Visual Arts

Music unites and brings together all Cubans, from Havana to Miami

Ricardo Oramas, second from left, with photographers Ivan Canas, Delio Regueral and Alberto Romeu.
Ricardo Oramas, second from left, with photographers Ivan Canas, Delio Regueral and Alberto Romeu. el Nuevo Herald

Reflecting on the theme “Havana, Miami and Music,” four Cuban photographers are exhibiting their work at Havana 305, a music club in the heart of Miami’s Little Havana.

Roberto Koltun, Ivan Canas, Alberto Romeu and Delio Regueral have documented the connection between music and these two cities through a total of 35 photographs that will be exhibited through Sept. 30.

Celia Cruz and Olga Guillot are depicted together and separately.

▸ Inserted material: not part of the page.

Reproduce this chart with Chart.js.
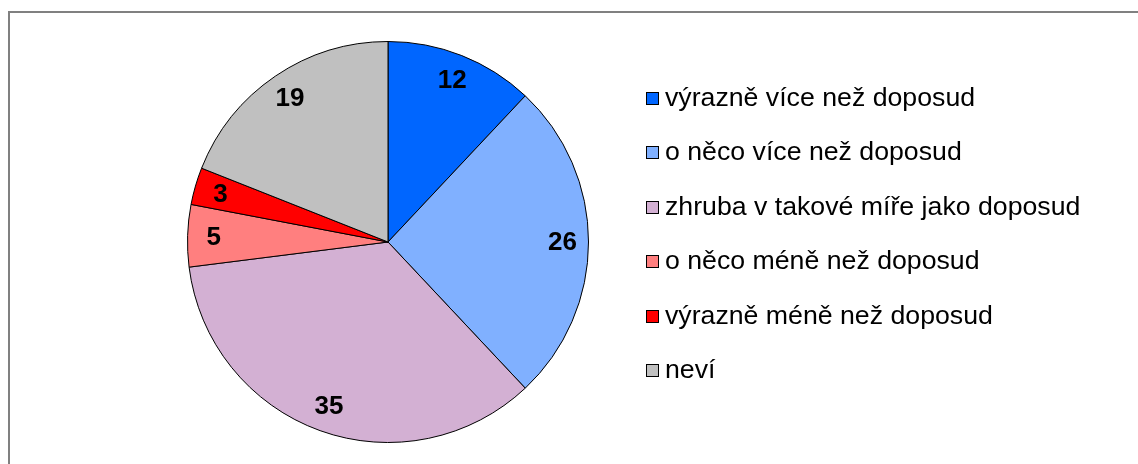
<!DOCTYPE html>
<html>
<head>
<meta charset="utf-8">
<script src="https://cdn.jsdelivr.net/npm/chart.js@4"></script>
<style>
  html, body { margin: 0; padding: 0; background: #fff; overflow: hidden; }
  #wrap { position: relative; width: 1138px; height: 464px; }
  #frame { position: absolute; left: 8px; top: 11px; width: 1200px; height: 500px;
    border: 2px solid #808080; box-sizing: border-box; }
  canvas { position: absolute; left: 0; top: 0; }
</style>
</head>
<body>
<div id="wrap">
  <div id="frame"></div>
  <canvas id="chart" width="1138" height="464"></canvas>
</div>
<script>
  const categories = [
    "výrazně více než doposud",
    "o něco více než doposud",
    "zhruba v takové míře jako doposud",
    "o něco méně než doposud",
    "výrazně méně než doposud",
    "neví",
  ];
  const values = [12, 26, 35, 5, 3, 19];
  const colors = ["#0066FF", "#80B0FF", "#D3B0D3", "#FF7F7F", "#FF0000", "#C0C0C0"];

  const FONT = "'Liberation Sans', Arial, sans-serif";

  // value labels inside slices
  const sliceLabels = {
    id: "sliceLabels",
    afterDatasetsDraw(chart) {
      const ctx = chart.ctx;
      const meta = chart.getDatasetMeta(0);
      ctx.save();
      ctx.font = "bold 26px " + FONT;
      ctx.fillStyle = "#000";
      ctx.textAlign = "center";
      ctx.textBaseline = "middle";
      meta.data.forEach((arc, i) => {
        const p = arc.getProps(["x", "y", "startAngle", "endAngle", "outerRadius"], true);
        const mid = (p.startAngle + p.endAngle) / 2;
        const r = p.outerRadius * 0.87;
        ctx.fillText(String(values[i]), p.x + Math.cos(mid) * r, p.y + Math.sin(mid) * r + 1);
      });
      ctx.restore();
    },
  };

  // legend on the right, square markers
  const sideLegend = {
    id: "sideLegend",
    afterDraw(chart) {
      const ctx = chart.ctx;
      const x0 = 646, y0 = 98, step = 54.4, box = 12;
      ctx.save();
      ctx.font = "26.7px " + FONT;
      ctx.textBaseline = "middle";
      ctx.textAlign = "left";
      categories.forEach((label, i) => {
        const y = Math.round(y0 + i * step);
        ctx.fillStyle = colors[i];
        ctx.fillRect(x0, y - box / 2, box, box);
        ctx.strokeStyle = "#000";
        ctx.lineWidth = 1;
        ctx.strokeRect(x0 + 0.5, y - box / 2 + 0.5, box, box);
        ctx.fillStyle = "#000";
        ctx.fillText(label, x0 + 19, y + 1);
      });
      ctx.restore();
    },
  };

  new Chart(document.getElementById("chart"), {
    type: "pie",
    data: {
      labels: categories,
      datasets: [{
        data: values,
        backgroundColor: colors,
        borderColor: "#000",
        borderWidth: 1,
      }],
    },
    options: {
      responsive: false,
      animation: false,
      layout: { padding: { left: 187, right: 549, top: 41, bottom: 21 } },
      plugins: {
        legend: { display: false },
        tooltip: { enabled: false },
      },
    },
    plugins: [sliceLabels, sideLegend],
  });
</script>
</body>
</html>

Felix Chappottín, Paquito D’Rivera, Arturo Sandoval, Cachao, Bebo Valdes, Luis Carbonell, René Lorente and Albita Rodriguez are also featured in the exhibit.

In addition, pictures of special places in Miami and Havana take on special importance thanks to the unique lenses of these Cuban photographers.

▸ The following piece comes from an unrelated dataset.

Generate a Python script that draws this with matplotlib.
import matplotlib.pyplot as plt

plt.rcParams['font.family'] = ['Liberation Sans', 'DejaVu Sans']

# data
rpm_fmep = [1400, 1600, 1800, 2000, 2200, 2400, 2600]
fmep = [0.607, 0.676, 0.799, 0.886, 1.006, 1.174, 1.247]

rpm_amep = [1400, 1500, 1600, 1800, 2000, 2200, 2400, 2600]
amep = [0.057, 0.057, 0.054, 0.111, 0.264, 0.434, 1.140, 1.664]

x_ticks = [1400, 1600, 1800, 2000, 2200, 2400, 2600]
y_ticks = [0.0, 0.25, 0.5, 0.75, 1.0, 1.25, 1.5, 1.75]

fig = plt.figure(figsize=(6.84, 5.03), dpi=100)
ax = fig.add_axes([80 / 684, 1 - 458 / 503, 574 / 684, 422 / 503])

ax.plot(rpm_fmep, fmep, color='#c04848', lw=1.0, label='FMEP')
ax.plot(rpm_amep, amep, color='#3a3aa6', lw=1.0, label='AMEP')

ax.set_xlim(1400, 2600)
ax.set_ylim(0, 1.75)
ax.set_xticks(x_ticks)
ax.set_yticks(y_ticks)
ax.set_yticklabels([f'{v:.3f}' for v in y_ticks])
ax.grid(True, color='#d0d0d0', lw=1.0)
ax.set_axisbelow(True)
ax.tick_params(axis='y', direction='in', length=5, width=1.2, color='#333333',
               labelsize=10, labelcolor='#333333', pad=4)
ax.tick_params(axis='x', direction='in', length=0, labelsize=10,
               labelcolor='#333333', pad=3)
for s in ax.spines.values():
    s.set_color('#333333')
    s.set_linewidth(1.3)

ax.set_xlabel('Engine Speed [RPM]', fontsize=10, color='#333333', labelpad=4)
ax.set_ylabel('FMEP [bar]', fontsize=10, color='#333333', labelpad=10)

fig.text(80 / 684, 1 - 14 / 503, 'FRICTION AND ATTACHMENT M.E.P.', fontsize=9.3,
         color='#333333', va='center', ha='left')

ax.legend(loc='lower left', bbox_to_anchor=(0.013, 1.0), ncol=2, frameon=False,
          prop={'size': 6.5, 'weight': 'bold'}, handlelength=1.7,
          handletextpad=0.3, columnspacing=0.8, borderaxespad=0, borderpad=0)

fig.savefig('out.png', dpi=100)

“These are photographs taken both in Miami and in Cuba by different photographers. More than two months, we struggled to find the right people who could relate with a single photo,” said Ricardo Oramas, manager of Havana 305.

The 1992 photo Cruz and Guillot, embracing, is by award-winning Roberto Koltún, a photojournalist for the Miami Herald and El Nuevo Herald. The photo hangs on the right side of the stage at Havana 305, as inspiration for today’s musicians.

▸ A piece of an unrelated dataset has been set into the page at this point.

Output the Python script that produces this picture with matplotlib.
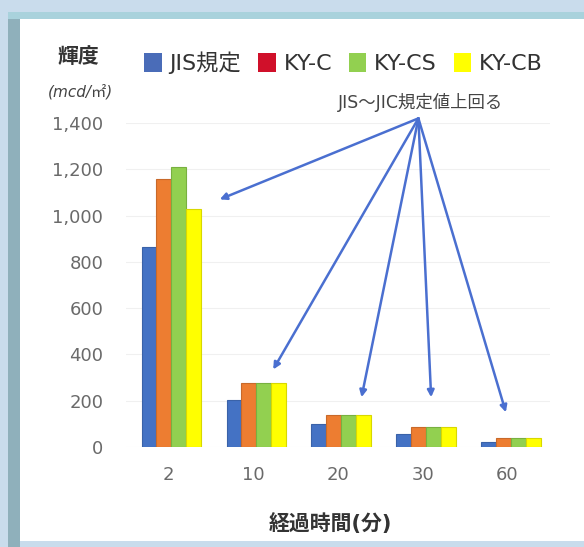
import matplotlib
matplotlib.use("Agg")
import matplotlib.pyplot as plt
from matplotlib.patches import Rectangle, Patch
import numpy as np

plt.rcParams['font.family'] = ['DejaVu Sans', 'Noto Sans CJK JP']

categories = ["2", "10", "20", "30", "60"]
series_names = ["JIS規定", "KY-C", "KY-CS", "KY-CB"]
jis = [865, 205, 100, 55, 22]
ky_c = [1160, 278, 140, 85, 40]
ky_cs = [1210, 278, 140, 85, 40]
ky_cb = [1030, 278, 140, 85, 40]
yticks = [0, 200, 400, 600, 800, 1000, 1200, 1400]
ytick_labels = ["0", "200", "400", "600", "800", "1,000", "1,200", "1,400"]

bar_colors = ["#4472c4", "#ed7d31", "#92d050", "#ffff00"]
edge_colors = ["#3a62a8", "#c8692a", "#78b040", "#d8d800"]
legend_colors = ["#4a6cb8", "#d0102a", "#92d050", "#ffff00"]

fig = plt.figure(figsize=(5.84, 5.47), dpi=100)
fig.patch.set_facecolor("#c9dcec")
W, H = 584, 547
# frame panels
fig.patches.append(Rectangle((8 / W, 0), 12 / W, 1 - 12 / H, transform=fig.transFigure,
                             facecolor="#8fb0bb", edgecolor="none", zorder=-10))
fig.patches.append(Rectangle((8 / W, 1 - 19 / H), 1, 7 / H, transform=fig.transFigure,
                             facecolor="#a9d2dc", edgecolor="none", zorder=-10))
fig.patches.append(Rectangle((20 / W, 6 / H), 1, 1 - 25 / H, transform=fig.transFigure,
                             facecolor="white", edgecolor="none", zorder=-10))

ax = fig.add_axes([125.5 / W, 1 - 447 / H, (550 - 125.5) / W, (447 - 123) / H])
ax.set_facecolor("none")

x = np.arange(len(categories))
width = 0.175
data = [jis, ky_c, ky_cs, ky_cb]
for i, vals in enumerate(data):
    ax.bar(x + (i - 1.5) * width + 0.04, vals, width, color=bar_colors[i],
           edgecolor=edge_colors[i], linewidth=0.8, zorder=3)

ax.set_ylim(0, 1400)
ax.set_xlim(-0.5, len(categories) - 0.5)
ax.set_yticks(yticks)
ax.set_yticklabels(ytick_labels)
ax.set_xticks(x)
ax.set_xticklabels(categories)
ax.tick_params(axis="both", length=0, labelsize=13, colors="#6a6a6a")
ax.tick_params(axis="y", pad=16)
ax.tick_params(axis="x", pad=14)
ax.grid(axis="y", color="#f0f0f0", linewidth=0.8, zorder=0)
for s in ax.spines.values():
    s.set_visible(False)

ax.set_xlabel("経過時間(分)", fontsize=15, fontweight="bold", color="#333333", labelpad=10)
ax.xaxis.set_label_coords((330 - 125.5) / (550 - 125.5), -(513 - 447) / (447 - 123))

# y label title
fig.text(78 / W, 1 - 57 / H, "輝度", fontsize=15, fontweight="bold", color="#333333",
         ha="center", va="center")
fig.text(80 / W, 1 - 92 / H, "(mcd/㎡)", fontsize=11, color="#444444",
         ha="center", va="center", style="italic")

# legend
handles = [Patch(facecolor=legend_colors[i], edgecolor="none") for i in range(4)]
fig.legend(handles, series_names, loc="center left", bbox_to_anchor=(124 / W, 1 - 63 / H),
           ncol=4, frameon=False, fontsize=16, handlelength=0.8, handleheight=0.9,
           handletextpad=0.35, columnspacing=0.75, labelcolor="#333333")

# annotation arrows
txt_xy = (2.98, 1490)
ax.text(txt_xy[0], txt_xy[1], "JIS～JIC規定値上回る", fontsize=12.5, color="#444444",
        ha="center", va="center", clip_on=False)
targets = [(0.61, 1070), (1.24, 335), (2.28, 215), (3.1, 215), (3.98, 150)]
start = (2.95, 1420)
for t in targets:
    ax.annotate("", xy=t, xytext=start, xycoords="data", textcoords="data",
                arrowprops=dict(arrowstyle="-|>", color="#4a6fd0", lw=1.8,
                                mutation_scale=10, shrinkA=0, shrinkB=0),
                annotation_clip=False, zorder=5)

fig.savefig("out.png", dpi=100, facecolor=fig.get_facecolor())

“The photo of Celia and Olga is very particular. Indeed, they were rivals, and with two different personalities. Celia very open and loved people. And Olga was shy. Thanks to Norma Niurka, a reporter for the newspaper, that the two met in the old Miami Herald building,” Koltún said.

Koltún said it was not easy to bring both artists together, “but during the session their rivalry was never felt.”

Another photo on display: a montage of nine photos of Cuban musician and singer Luis Carbonell.

“These portraits I made in a theater in Havana in 2004 after a show. He gave me the images I wanted in such a spontaneous and natural way, I will never forget that day. There was no posing. I also have all the negatives stored as a treasure,” Koltún said.

Many call Chapottín the “Cuban Louis Armstrong.” Ivan Canas, one of Cuba and South Florida’s most honored photographers, has a journalism degree and has been a professional photographer since 1965. He presents four unpublished photographs of Chapottín, a trumpeter, singer and conductor.

These portraits are recognized in South Florida and Cuba. “Undoubtedly these photographs are among my treasures,” said Canas, who has participated in more than 100 exhibits in Cuba.

“The pictures I made show Chapottín in a park near his home. There are no negatives, because they belong to the archive of the magazine I worked for 22 years, from 1968-80 — and the magazine lost them. They are made ​​with silver gelatin,” said Canas, a freelance photojournalist for the Mexican agency Notimex.

Photographer Alberto Romeu shows nostalgic and modern images, a series of portraits that began in 1989 with images of writers, painters, actors, musicians, poets and theater directors.

“I want to emphasize and identify people, which is why I use mostly black backgrounds,” he said. “All the portraits are of excellent musicians outside of Cuba. These images are not for sale because they are part of a collection that is designed to be displayed.”

Delio Regueral’s passion for music and photography led him to create works that compare faces and sculptures to musical instruments.

“I really see faces in the instruments and make them pictures,” Regueral said.